* start Information provided *

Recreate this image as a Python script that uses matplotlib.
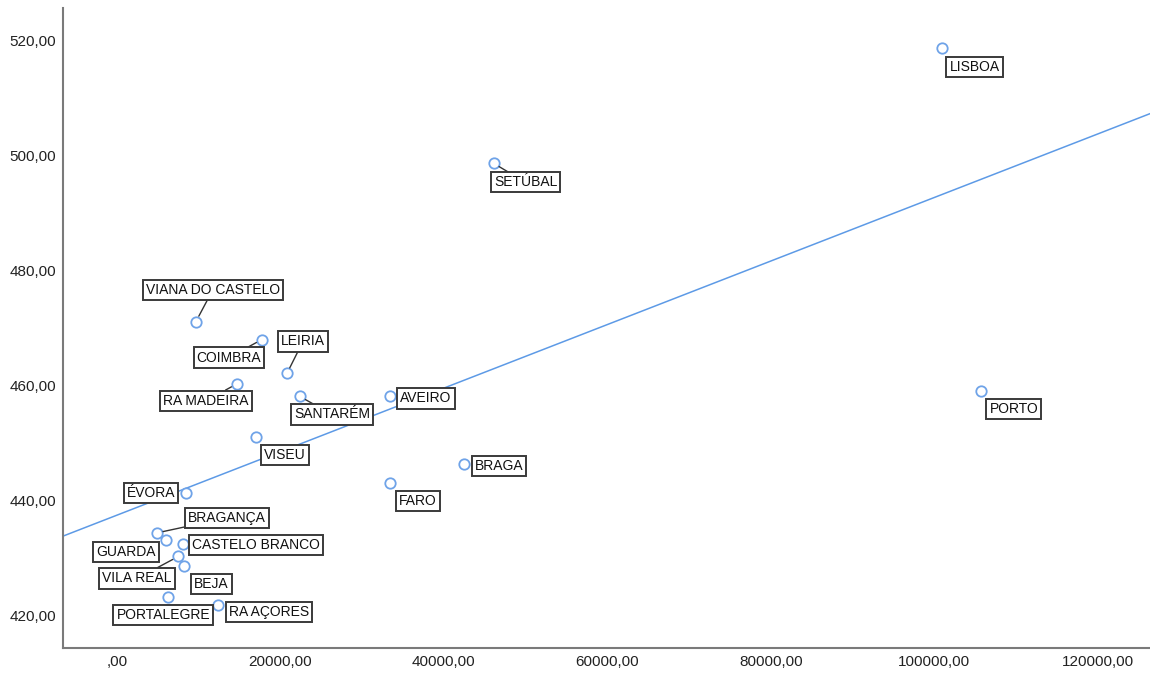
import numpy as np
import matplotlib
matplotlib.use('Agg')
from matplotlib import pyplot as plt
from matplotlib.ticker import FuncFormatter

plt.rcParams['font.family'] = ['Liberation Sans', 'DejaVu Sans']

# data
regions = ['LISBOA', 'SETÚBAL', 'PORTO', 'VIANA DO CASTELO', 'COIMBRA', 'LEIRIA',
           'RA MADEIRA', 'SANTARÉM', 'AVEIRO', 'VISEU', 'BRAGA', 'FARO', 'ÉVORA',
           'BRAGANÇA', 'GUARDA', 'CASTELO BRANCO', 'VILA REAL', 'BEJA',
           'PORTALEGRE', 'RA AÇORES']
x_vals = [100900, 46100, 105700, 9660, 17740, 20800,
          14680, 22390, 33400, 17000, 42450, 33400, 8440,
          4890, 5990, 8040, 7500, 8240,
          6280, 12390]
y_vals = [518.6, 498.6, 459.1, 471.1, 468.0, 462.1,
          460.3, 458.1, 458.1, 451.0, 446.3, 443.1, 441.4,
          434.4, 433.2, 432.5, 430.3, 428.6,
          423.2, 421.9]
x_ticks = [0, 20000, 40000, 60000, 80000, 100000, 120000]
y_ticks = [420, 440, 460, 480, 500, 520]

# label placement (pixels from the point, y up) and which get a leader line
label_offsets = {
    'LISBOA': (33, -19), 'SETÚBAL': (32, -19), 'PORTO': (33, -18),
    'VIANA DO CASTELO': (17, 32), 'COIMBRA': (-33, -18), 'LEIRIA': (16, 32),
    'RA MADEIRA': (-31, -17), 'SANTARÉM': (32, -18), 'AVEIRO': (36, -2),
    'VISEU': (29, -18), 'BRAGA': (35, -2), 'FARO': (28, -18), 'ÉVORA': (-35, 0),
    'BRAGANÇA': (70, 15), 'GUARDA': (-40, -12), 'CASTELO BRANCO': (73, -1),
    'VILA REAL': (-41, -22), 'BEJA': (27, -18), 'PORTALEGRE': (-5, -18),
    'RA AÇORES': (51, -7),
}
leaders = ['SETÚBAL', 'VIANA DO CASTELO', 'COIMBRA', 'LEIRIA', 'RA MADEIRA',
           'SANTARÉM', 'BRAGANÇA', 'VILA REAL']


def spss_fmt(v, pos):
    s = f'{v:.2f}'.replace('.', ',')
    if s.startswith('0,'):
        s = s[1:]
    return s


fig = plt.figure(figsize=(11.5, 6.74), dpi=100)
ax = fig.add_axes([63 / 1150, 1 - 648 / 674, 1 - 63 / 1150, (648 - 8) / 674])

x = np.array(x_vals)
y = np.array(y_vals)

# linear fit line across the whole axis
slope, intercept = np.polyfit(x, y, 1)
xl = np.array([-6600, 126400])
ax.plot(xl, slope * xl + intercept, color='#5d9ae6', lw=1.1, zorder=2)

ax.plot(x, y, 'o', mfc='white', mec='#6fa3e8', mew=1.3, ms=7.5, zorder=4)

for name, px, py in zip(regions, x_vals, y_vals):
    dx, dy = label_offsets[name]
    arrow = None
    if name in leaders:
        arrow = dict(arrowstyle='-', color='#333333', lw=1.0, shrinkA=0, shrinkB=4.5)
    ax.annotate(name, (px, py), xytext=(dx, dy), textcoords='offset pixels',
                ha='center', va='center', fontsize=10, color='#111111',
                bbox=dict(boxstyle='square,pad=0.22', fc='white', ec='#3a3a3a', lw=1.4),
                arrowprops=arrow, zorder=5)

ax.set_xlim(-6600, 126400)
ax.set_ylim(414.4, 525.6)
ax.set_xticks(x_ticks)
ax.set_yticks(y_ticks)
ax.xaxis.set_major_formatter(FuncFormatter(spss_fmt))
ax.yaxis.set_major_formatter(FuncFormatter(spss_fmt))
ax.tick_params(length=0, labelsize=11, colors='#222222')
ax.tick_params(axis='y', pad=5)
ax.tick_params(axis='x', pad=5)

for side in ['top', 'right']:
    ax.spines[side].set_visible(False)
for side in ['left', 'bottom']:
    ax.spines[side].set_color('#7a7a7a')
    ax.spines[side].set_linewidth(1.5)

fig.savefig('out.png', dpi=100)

* end Information provided *

Exercise task >> Give again, exactly, the lines from the start of the data through the one holding "plt.rcParams['font.family'] = ['Liberation"; omit the pictures.

Solution to this exercise >>
Recreate this image as a Python script that uses matplotlib.
import numpy as np
import matplotlib
matplotlib.use('Agg')
from matplotlib import pyplot as plt
from matplotlib.ticker import FuncFormatter

plt.rcParams['font.family'] = ['Liberation Sans', 'DejaVu Sans']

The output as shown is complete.